Fine Gael MEP and former GAA president Seán Kelly said the Government should explain why there can be no more spectators and what will happen into the future.
He said: ‘If there is a logic to it, we need to hear it because people will understand logic – the reason why, but not a blanket approach. The organisations involved in team sports would be as well to go together to, perhaps, Government. Because in fairness, NPHET have a very narrow focus, as their job is to limit the coronavirus.
‘They should definitely demand a meeting with the Minister for Sport [Catherine Martin] and the Junior Minister for Sport [Jack Chambers] to explain the rationale behind this and also what is likely to happen into the future.’
Sports pundit and former Meath footballer Colm O’Rourke told
Sarah McInerney, on RTÉ Radio, that of the games he has attended, he did not witness ‘any great congregation of people before or after’. He said the new rules had come as a surprise ‘to all of us who have been involved in the GAA’, adding: ‘We thought things were going well. I don’t think that there were any cases directly related to games or to clubs. Some clubs have had to stand down their members for a while, including my own, but these were always cases that were outside sport.’

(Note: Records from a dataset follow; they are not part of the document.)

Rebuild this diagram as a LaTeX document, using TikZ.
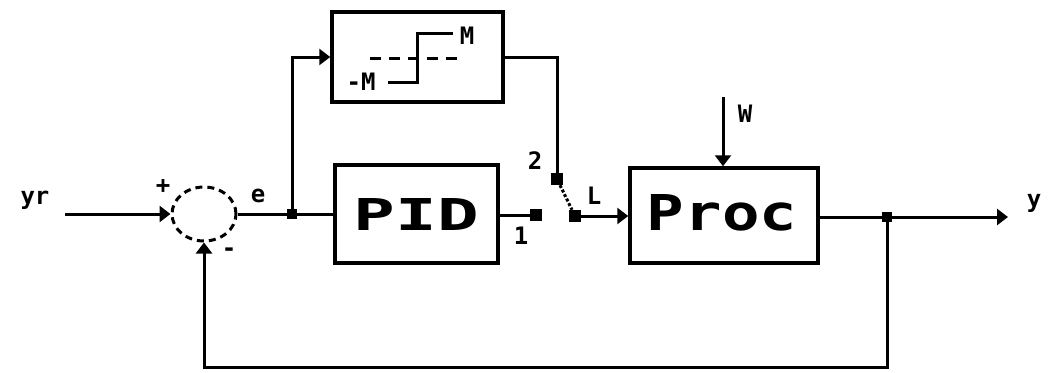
\documentclass[tikz,border=0pt]{standalone}
\usepackage{fontspec}
\setmonofont{DejaVu Sans Mono}
\usetikzlibrary{arrows.meta,shapes.geometric}
\begin{document}
\begin{tikzpicture}[x=1pt,y=-1pt,
  wire/.style={line width=3pt},
  arr/.style={wire,-{Triangle[length=11pt,width=16pt]}},
  blk/.style={draw,line width=3.5pt,rectangle,inner sep=0pt},
  pin/.style={fill,rectangle,minimum size=12pt,inner sep=0pt},
  jn/.style={fill,rectangle,minimum size=10pt,inner sep=0pt},
  lbl/.style={font=\fontsize{24}{24}\selectfont\ttfamily\bfseries,inner sep=0pt},
  big/.style={font=\ttfamily\bfseries,inner sep=0pt}]
\useasboundingbox (0,0) rectangle (1049,372);
% blocks
\node[blk,minimum width=163pt,minimum height=98pt] (pid) at (416.5,214) {};
\node[big] (pidt) at (416.5,214) {\resizebox{125pt}{32pt}{PID}};
\node[blk,minimum width=188pt,minimum height=95pt] (proc) at (724,215.5) {};
\node[big] (proct) at (722,213) {\resizebox{150pt}{36pt}{Proc}};
\node[blk,minimum width=171pt,minimum height=90pt] (sat) at (417.5,57) {};
% saturation drawing
\node[lbl] (mm) at (361,82) {-M};
\node[lbl] (mp) at (467,36) {M};
\coordinate (s1) at (388,82);
\coordinate (s2) at (417,82);
\coordinate (s3) at (417,33);
\coordinate (s4) at (453,33);
\draw[wire] (s1) -- (s2) -- (s3) -- (s4);
\coordinate (d1) at (370,58);
\coordinate (d2) at (463,58);
\draw[wire,dash pattern=on 11pt off 8pt] (d1) -- (d2);
% summing junction
\node[draw,ellipse,line width=3pt,dash pattern=on 7pt off 5pt,minimum width=64pt,minimum height=54pt,inner sep=0pt] (sum) at (204,214) {};
\node[lbl] (plus) at (163,187) {+};
\node[lbl] (minus) at (229,252) {-};
% points
\node[jn] (je) at (292,214) {};
\node[jn] (jy) at (887,217) {};
\node[pin] (p1) at (536,215) {};
\node[pin] (p2) at (557,179) {};
\node[pin] (pc) at (575,216) {};
\coordinate (yrs) at (65,214);
\coordinate (ye) at (1008,217);
\coordinate (ws) at (723,97);
\coordinate (fb) at (887,367);
% labels
\node[lbl] (yr) at (35,200) {yr};
\node[lbl] (yo) at (1034,203) {y};
\node[lbl] (e) at (258,196) {e};
\node[lbl] (l1) at (521,236) {1};
\node[lbl] (l2) at (535,161) {2};
\node[lbl] (ll) at (594,196) {L};
\node[lbl] (lw) at (745,114) {W};
% connections
\draw[arr] (yrs) -- (sum.west);
\draw[wire] (sum.east) -- (je);
\draw[wire] (je) -- (pid.west);
\draw[arr] (je) |- (sat.west);
\draw[wire] (pid.east |- p1) -- (p1);
\draw[wire] (sat.east) -| (p2);
\draw[wire,dotted] (p2) -- (pc);
\draw[arr] (pc) -- (proc.west |- pc);
\draw[arr] (ws) -- (proc.north -| ws);
\draw[wire] (proc.east |- jy) -- (jy);
\draw[arr] (jy) -- (ye);
\draw[arr] (jy) -- (fb) -| (sum.south);
\end{tikzpicture}
\end{document}
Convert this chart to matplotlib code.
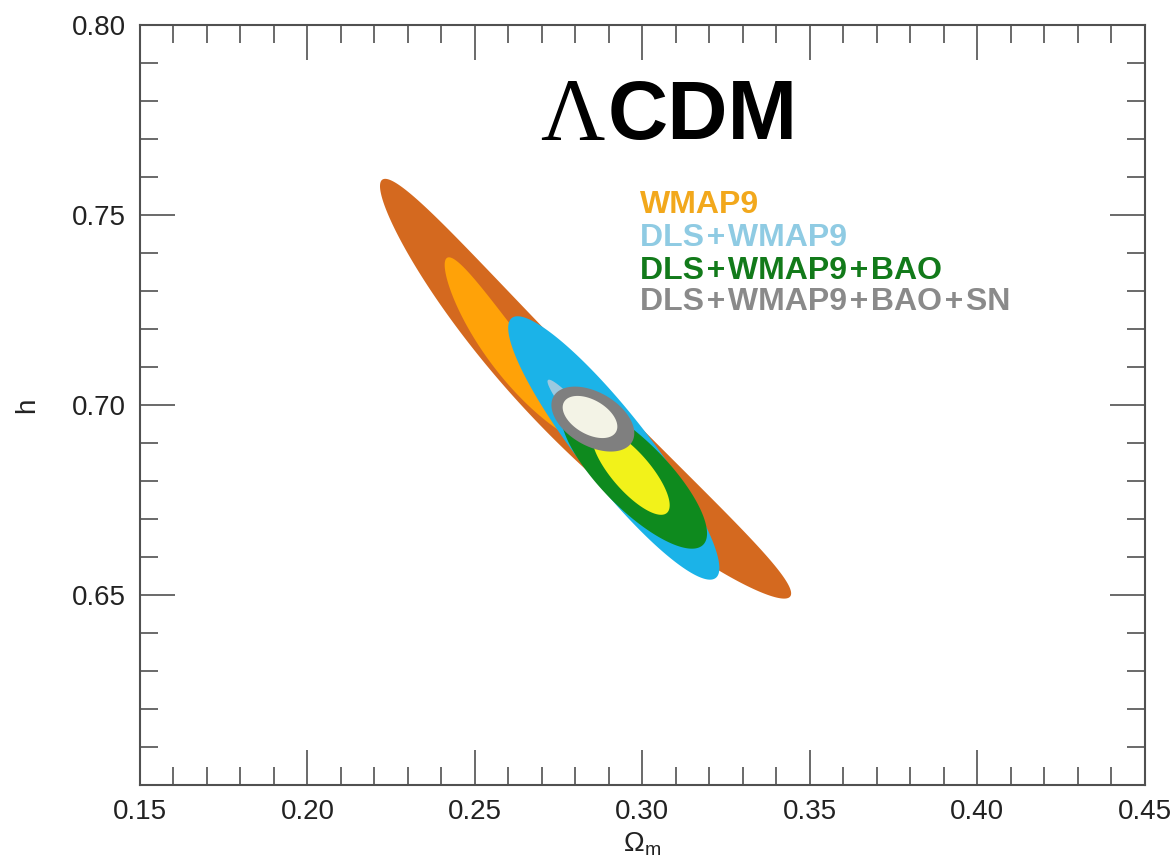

Offaly GAA chairman Michael Duignan described the new restrictions as a ‘big setback’ and also called on the Government to release any evidence it has that links the rate of infections to the crowds that have been attending club games in recent months.
‘I’m a loss for words... really disappointed again,’ he told RTÉ. ‘I’d love to know where the evidence is coming from to support this. We obviously know we’re in a pandemic; we’ve been through a lot over the last six months.
‘We’ve had no cases in Offaly that are linked to the GAA. I just wonder who is representing the GAA, who is representing the young people who’ve been badly hit with all these restrictions.
‘I’m calling on the Government to see the advice. I’d love to see the advice that links it [Covid cases] to GAA activity and the few people we’ve had at matches here,’ he added.
Paul Moynagh, professor of immunology in NUI Maynooth, also said he is perplexed by the move. He told RTÉ’s Drivetime, on Tuesday, that there is clear evidence to show that Covid-19 is ‘significantly less transmissible outdoors than it is indoors’.
But the chairman of NPHET’s Epidemiological Modelling Advisory Group, Professor Philip
Nolan, defended the advice, saying there has been a slow but very particular rise in the level of disease in the population. He said the level of community transmission ‘appears’ to have doubled over the last ten days. He took to Twitter to aim a jibe at the GAA, writing: ‘I’ve noticed Dr Ronan Glynn is pretty busy at the moment. If I can free up time I’d be happy to explain GAA. ‘A start, games and training continue, the measures are designed to limit congregation, and limit mixing between households. And save lives,’ he added. However, Labour Party leader Alan Kelly called on Sports Minister Catherine Martin to sit down with all the major sporting organisations and explain why the ‘disheartening’ rules have been introduced. ‘I believe that the decision in relation to sporting events is perplexing,’ said Mr Kelly.
‘Two hundred people, and that includes players, mentors and referees, etc, going to a venue like Semple Stadium, is not a public health threat.
‘I believe that this is really something that is disheartening, it doesn’t have public support. It’s one issue that I believe that the public really are not willing to support and I find it very, very disheartening and confusing.’
He said that if the GAA, the IRFU, the FAI or any other organisations want to see the detail as to why this has been brought in, the Government, through the appropriate Sports Minister, should work with them and meet them.
‘I believe it is not the role for NPHET or Dr Glynn, who has a different role. At the end of the day, it’s the Government and ministers who have to be held to account for their decisions. So they’re the people that the relevant organisation should be going to,’ added the Labour leader.